In this work, we fabricated PCDTBT unipolar hole-only devices in a metal-insulator-metal Schottky photodiode geometry. Neat PCDTBT thin-films are challenging to prepare due to their poor solubility in typical organic solvents and ease of aggregation. We optimized PCDTBT thin-films by varying the solvent, molecular weight, heating times and temperatures, and filtering conditions. To evaluate the quality of PCDTBT thin-films with low degree of aggregation, we used a relatively unexplored technique of polarized light microscopy (PLM) [6]. PLM is a non-destructive, wide-field technique that allows elucidation of birefringent materials, such as conjugated polymers, giving enhanced contrast compared to standard bright-field light microscopy (BFM). We used PLM to rapidly evaluate the quality of PCDTBT thin-films in order to find optimal conditions for uniform thin-films with low aggregation.

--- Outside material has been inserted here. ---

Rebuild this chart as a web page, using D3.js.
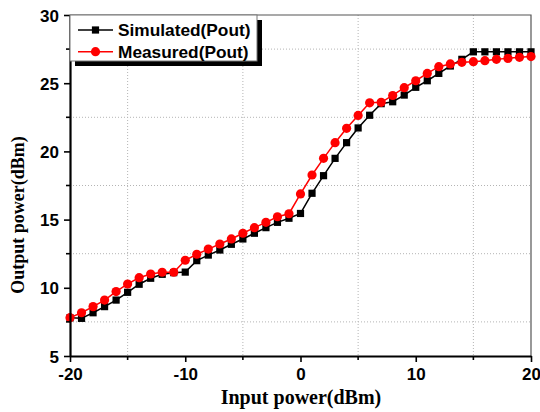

By using optical transfer matrix methods (TMM) simulations and experimental measurements of transmission and sheet resistivity, we further optimized conditions for transparent Au electrodes. TMM simulations revealed the optimal thickness of each layer to maximize photocurrent generation. Finally, using optimized conditions, we fabricated PCDTBT photodiodes in a Au/MoOx/PCDTBT/Ag geometry for thick (200 nm) and thin (80 nm) PCDTBT layers. We extracted the Schottky barrier height and hole mobility of PCDTBT from current-voltage measurements and drift-diffusion simulations, respectively.